▶ _EXERCISE DESCRIPTION_
Find the string "this" in the entries and copy each line that has it.

▶ _DATA_
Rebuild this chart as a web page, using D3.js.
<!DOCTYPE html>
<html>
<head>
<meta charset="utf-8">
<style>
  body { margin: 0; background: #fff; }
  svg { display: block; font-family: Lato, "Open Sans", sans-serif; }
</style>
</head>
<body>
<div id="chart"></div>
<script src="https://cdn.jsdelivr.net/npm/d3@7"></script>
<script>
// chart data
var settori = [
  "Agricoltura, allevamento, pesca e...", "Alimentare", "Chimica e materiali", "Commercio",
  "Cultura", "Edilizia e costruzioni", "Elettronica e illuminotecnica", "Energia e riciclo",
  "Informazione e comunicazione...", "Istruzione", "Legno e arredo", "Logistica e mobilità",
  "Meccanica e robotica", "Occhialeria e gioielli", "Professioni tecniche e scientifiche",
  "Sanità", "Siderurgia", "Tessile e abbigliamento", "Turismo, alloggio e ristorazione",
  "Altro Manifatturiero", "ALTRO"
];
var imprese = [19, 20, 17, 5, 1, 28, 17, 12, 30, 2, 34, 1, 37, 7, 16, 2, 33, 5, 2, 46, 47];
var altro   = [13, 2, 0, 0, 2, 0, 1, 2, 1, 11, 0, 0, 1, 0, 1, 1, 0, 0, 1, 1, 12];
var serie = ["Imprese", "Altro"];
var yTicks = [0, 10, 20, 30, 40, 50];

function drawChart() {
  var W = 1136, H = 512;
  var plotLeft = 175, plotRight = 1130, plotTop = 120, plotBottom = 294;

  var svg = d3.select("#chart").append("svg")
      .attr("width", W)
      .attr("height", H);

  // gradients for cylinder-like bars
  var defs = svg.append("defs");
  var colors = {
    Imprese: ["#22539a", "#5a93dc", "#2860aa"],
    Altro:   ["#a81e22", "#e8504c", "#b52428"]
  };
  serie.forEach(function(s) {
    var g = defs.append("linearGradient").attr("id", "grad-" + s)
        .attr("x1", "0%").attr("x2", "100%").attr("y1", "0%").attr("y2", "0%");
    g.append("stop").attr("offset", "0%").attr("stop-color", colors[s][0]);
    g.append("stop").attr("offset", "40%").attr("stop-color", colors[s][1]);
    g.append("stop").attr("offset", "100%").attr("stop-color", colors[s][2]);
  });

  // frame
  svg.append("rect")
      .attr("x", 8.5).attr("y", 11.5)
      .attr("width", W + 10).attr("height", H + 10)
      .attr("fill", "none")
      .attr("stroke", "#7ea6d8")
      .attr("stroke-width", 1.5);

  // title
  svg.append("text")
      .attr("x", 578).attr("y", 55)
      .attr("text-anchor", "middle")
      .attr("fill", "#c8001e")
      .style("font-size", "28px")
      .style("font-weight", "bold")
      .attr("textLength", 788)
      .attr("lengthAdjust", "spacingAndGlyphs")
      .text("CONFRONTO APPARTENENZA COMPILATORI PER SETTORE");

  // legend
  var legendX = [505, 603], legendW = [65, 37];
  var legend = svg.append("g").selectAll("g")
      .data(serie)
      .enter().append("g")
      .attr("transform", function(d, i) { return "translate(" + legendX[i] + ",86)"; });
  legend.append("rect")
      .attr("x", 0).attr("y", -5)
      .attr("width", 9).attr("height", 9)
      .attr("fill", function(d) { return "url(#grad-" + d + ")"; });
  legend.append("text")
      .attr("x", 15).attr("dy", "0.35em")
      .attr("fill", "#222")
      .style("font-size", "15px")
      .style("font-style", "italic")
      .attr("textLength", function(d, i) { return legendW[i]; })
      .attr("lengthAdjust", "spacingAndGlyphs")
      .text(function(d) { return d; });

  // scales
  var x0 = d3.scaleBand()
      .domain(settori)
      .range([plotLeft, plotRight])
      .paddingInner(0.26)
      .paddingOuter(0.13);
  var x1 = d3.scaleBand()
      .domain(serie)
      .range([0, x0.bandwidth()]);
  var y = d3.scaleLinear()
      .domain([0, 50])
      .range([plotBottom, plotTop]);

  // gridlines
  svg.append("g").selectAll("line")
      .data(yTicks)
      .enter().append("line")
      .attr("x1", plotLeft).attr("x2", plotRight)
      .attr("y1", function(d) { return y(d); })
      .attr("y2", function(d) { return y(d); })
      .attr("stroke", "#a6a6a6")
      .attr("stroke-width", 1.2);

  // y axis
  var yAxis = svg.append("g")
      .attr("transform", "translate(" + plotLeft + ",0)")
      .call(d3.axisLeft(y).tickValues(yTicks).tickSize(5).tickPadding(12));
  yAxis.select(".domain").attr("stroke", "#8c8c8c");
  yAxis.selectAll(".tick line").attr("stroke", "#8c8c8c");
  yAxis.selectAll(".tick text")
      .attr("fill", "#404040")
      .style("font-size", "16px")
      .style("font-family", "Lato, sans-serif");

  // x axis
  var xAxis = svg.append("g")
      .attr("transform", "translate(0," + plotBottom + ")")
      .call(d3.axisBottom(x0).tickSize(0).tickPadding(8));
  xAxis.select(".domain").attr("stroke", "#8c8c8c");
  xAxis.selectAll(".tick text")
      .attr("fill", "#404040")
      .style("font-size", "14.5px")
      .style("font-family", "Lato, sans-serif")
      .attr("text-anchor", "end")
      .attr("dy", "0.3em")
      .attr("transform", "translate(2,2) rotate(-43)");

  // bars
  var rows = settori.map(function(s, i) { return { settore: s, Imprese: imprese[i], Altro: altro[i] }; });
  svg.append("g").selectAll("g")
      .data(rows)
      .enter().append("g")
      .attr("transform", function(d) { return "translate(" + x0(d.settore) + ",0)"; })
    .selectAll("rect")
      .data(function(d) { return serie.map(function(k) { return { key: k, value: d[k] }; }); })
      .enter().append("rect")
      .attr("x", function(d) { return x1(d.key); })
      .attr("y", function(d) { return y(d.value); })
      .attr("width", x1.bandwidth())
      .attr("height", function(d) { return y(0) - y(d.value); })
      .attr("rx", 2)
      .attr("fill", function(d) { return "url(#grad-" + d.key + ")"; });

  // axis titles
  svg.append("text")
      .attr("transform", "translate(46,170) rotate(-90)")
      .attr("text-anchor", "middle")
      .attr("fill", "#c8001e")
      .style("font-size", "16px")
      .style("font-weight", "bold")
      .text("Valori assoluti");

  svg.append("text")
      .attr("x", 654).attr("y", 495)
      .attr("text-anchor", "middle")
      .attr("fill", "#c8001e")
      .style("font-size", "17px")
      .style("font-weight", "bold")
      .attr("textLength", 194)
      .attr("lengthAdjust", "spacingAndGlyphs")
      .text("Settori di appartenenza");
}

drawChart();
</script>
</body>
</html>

* * *

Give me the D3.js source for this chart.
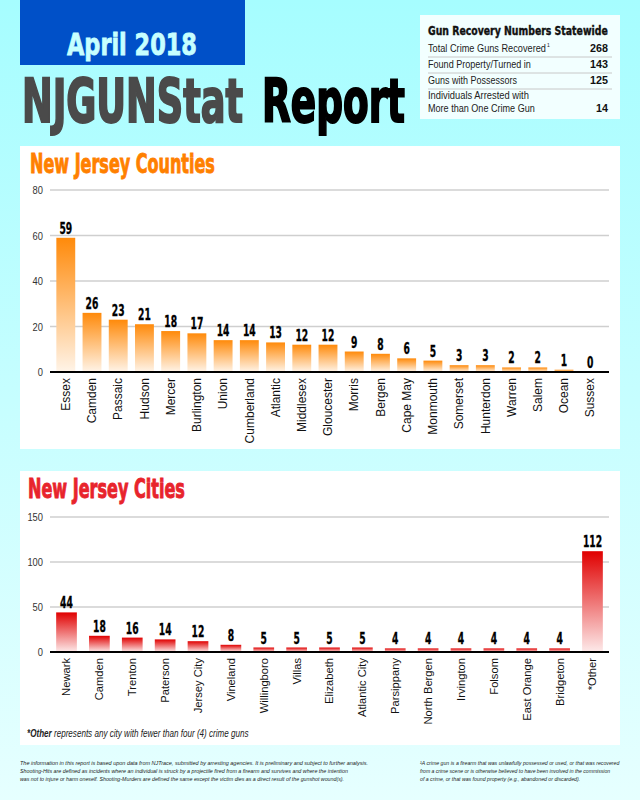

▶ _WORKED SOLUTION_
Rebuild this chart as a web page, using D3.js.
Give me the D3.js source for this chart.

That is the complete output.